▶ Recorded data
#####
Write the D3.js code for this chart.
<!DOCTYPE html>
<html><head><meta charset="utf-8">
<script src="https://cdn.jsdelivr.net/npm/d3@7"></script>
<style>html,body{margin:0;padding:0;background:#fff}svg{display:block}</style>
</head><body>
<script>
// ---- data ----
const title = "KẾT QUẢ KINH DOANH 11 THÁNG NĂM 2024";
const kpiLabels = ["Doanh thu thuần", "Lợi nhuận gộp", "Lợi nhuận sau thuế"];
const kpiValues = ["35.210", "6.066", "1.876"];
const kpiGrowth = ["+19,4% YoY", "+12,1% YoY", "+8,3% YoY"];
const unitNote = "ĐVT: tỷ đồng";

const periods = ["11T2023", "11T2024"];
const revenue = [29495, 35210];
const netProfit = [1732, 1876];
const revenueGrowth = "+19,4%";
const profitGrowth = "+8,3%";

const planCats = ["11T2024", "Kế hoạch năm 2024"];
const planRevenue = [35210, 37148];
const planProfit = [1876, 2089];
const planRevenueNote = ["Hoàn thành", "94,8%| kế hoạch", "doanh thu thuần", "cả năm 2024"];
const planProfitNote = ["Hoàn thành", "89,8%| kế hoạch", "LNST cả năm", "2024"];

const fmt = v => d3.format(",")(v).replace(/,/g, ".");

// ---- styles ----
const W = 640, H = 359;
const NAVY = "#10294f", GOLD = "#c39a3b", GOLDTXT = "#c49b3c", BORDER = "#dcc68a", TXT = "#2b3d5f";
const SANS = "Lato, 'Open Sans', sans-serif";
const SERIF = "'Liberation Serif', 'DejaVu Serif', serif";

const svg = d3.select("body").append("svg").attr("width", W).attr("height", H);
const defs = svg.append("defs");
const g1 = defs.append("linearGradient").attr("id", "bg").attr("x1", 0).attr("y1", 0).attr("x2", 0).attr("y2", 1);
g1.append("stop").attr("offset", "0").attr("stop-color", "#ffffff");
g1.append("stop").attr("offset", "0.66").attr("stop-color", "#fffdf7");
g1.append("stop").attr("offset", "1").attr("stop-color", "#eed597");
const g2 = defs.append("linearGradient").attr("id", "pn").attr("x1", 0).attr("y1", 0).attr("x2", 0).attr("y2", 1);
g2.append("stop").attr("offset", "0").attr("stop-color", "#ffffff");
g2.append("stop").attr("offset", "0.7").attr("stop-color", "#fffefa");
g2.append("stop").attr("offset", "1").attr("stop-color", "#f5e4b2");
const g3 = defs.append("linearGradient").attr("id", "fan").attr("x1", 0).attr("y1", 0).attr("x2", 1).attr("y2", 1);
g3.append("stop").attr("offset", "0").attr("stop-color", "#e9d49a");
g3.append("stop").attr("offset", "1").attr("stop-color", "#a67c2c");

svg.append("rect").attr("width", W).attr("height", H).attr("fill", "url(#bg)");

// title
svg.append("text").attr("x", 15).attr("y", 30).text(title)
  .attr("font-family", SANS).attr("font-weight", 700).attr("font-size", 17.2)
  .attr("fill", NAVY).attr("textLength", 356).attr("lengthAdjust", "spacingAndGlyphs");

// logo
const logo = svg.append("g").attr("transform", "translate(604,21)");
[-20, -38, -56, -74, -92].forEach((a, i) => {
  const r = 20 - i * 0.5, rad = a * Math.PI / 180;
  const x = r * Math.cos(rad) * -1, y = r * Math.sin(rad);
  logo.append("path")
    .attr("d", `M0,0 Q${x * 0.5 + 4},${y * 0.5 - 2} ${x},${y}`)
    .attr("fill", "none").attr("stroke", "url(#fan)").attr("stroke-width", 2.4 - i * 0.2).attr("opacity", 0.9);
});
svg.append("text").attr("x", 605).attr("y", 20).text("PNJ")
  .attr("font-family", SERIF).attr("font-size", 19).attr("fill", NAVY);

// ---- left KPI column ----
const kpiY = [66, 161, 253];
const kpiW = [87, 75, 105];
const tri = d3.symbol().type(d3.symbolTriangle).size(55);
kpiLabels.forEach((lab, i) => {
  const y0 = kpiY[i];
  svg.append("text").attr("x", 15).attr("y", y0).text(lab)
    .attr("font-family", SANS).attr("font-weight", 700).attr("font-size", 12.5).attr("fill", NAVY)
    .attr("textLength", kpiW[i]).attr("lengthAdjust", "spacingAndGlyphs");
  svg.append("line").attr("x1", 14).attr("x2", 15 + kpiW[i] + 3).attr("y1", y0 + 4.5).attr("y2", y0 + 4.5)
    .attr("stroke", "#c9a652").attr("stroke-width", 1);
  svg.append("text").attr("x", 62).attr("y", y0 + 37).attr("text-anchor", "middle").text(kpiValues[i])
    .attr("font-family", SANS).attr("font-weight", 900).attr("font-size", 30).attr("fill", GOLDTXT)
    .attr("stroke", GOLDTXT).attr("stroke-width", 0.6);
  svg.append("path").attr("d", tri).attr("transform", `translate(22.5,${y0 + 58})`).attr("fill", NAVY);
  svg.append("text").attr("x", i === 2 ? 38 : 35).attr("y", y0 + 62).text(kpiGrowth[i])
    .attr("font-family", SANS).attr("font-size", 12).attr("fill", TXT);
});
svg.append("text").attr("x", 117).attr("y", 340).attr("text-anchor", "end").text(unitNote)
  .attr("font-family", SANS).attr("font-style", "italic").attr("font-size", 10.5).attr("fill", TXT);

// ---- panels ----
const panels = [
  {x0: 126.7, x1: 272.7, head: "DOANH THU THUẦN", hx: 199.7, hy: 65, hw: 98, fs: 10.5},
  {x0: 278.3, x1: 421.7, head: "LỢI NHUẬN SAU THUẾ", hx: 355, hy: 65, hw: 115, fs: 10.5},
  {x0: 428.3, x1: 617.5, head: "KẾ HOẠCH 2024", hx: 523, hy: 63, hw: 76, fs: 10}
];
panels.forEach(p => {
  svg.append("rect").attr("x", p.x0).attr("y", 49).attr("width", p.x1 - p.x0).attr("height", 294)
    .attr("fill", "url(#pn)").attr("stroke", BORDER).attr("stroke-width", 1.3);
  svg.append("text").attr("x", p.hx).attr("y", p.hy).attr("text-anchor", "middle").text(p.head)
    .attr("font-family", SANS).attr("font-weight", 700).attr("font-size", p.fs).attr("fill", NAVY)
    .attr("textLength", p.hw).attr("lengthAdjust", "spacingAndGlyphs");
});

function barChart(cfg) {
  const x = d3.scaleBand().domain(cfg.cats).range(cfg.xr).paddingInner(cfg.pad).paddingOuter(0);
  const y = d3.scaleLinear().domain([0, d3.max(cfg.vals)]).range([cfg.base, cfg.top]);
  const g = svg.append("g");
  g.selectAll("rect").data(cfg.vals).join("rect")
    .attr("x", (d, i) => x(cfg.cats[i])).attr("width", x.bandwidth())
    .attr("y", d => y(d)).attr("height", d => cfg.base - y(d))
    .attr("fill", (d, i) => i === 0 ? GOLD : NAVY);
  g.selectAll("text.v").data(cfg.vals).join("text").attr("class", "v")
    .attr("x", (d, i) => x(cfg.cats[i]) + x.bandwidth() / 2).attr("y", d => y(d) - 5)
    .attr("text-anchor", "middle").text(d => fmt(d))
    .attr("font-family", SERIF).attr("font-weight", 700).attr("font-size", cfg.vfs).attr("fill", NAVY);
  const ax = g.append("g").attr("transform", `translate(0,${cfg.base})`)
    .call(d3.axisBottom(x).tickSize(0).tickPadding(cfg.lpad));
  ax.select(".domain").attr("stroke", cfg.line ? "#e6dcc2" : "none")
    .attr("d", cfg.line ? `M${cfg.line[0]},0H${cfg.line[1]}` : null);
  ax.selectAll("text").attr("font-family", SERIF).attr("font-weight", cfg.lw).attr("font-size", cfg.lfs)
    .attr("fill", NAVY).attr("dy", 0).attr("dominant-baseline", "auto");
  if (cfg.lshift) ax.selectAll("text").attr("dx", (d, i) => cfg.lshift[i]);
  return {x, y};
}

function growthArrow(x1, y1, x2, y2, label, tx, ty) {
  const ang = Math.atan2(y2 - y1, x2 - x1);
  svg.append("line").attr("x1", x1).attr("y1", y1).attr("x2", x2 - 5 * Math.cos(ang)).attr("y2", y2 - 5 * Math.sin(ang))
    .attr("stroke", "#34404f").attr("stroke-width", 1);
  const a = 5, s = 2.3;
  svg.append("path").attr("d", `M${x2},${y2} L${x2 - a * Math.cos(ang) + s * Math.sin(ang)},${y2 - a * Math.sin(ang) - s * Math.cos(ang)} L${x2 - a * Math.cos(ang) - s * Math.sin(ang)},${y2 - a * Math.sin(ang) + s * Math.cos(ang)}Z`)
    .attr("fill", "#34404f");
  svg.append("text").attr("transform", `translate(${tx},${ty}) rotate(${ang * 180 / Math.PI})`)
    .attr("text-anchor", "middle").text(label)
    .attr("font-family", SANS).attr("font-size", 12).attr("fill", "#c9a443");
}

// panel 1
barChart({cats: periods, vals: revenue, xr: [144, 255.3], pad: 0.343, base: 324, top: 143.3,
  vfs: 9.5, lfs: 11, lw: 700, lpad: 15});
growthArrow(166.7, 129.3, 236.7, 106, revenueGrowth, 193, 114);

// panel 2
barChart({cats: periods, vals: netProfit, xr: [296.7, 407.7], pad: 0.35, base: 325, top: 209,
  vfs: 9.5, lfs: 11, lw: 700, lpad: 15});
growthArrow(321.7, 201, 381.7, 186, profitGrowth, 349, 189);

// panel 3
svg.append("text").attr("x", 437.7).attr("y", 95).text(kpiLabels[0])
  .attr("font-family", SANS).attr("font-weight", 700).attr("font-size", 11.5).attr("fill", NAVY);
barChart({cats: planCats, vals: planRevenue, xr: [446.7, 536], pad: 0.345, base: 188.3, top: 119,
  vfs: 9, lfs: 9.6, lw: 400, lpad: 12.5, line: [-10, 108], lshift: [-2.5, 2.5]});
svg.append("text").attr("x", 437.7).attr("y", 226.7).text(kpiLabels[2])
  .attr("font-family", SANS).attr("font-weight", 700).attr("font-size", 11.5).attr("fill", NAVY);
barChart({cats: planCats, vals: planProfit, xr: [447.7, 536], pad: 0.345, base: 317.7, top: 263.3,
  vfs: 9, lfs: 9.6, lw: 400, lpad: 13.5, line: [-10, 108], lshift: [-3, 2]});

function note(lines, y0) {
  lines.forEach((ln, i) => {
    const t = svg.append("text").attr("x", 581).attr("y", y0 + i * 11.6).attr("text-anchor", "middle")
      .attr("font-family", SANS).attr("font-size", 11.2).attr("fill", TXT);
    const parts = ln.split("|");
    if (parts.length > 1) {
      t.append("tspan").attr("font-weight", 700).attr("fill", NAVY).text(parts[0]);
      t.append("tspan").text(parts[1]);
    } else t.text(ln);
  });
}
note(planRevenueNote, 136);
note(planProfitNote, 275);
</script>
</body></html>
#####
▶ Exercise aim
Everything from the first line of the data through the line containing "const fmt = v" should be echoed exactly. Add nothing.

▶ Worked answer
Write the D3.js code for this chart.
<!DOCTYPE html>
<html><head><meta charset="utf-8">
<script src="https://cdn.jsdelivr.net/npm/d3@7"></script>
<style>html,body{margin:0;padding:0;background:#fff}svg{display:block}</style>
</head><body>
<script>
// ---- data ----
const title = "KẾT QUẢ KINH DOANH 11 THÁNG NĂM 2024";
const kpiLabels = ["Doanh thu thuần", "Lợi nhuận gộp", "Lợi nhuận sau thuế"];
const kpiValues = ["35.210", "6.066", "1.876"];
const kpiGrowth = ["+19,4% YoY", "+12,1% YoY", "+8,3% YoY"];
const unitNote = "ĐVT: tỷ đồng";

const periods = ["11T2023", "11T2024"];
const revenue = [29495, 35210];
const netProfit = [1732, 1876];
const revenueGrowth = "+19,4%";
const profitGrowth = "+8,3%";

const planCats = ["11T2024", "Kế hoạch năm 2024"];
const planRevenue = [35210, 37148];
const planProfit = [1876, 2089];
const planRevenueNote = ["Hoàn thành", "94,8%| kế hoạch", "doanh thu thuần", "cả năm 2024"];
const planProfitNote = ["Hoàn thành", "89,8%| kế hoạch", "LNST cả năm", "2024"];

const fmt = v => d3.format(",")(v).replace(/,/g, ".");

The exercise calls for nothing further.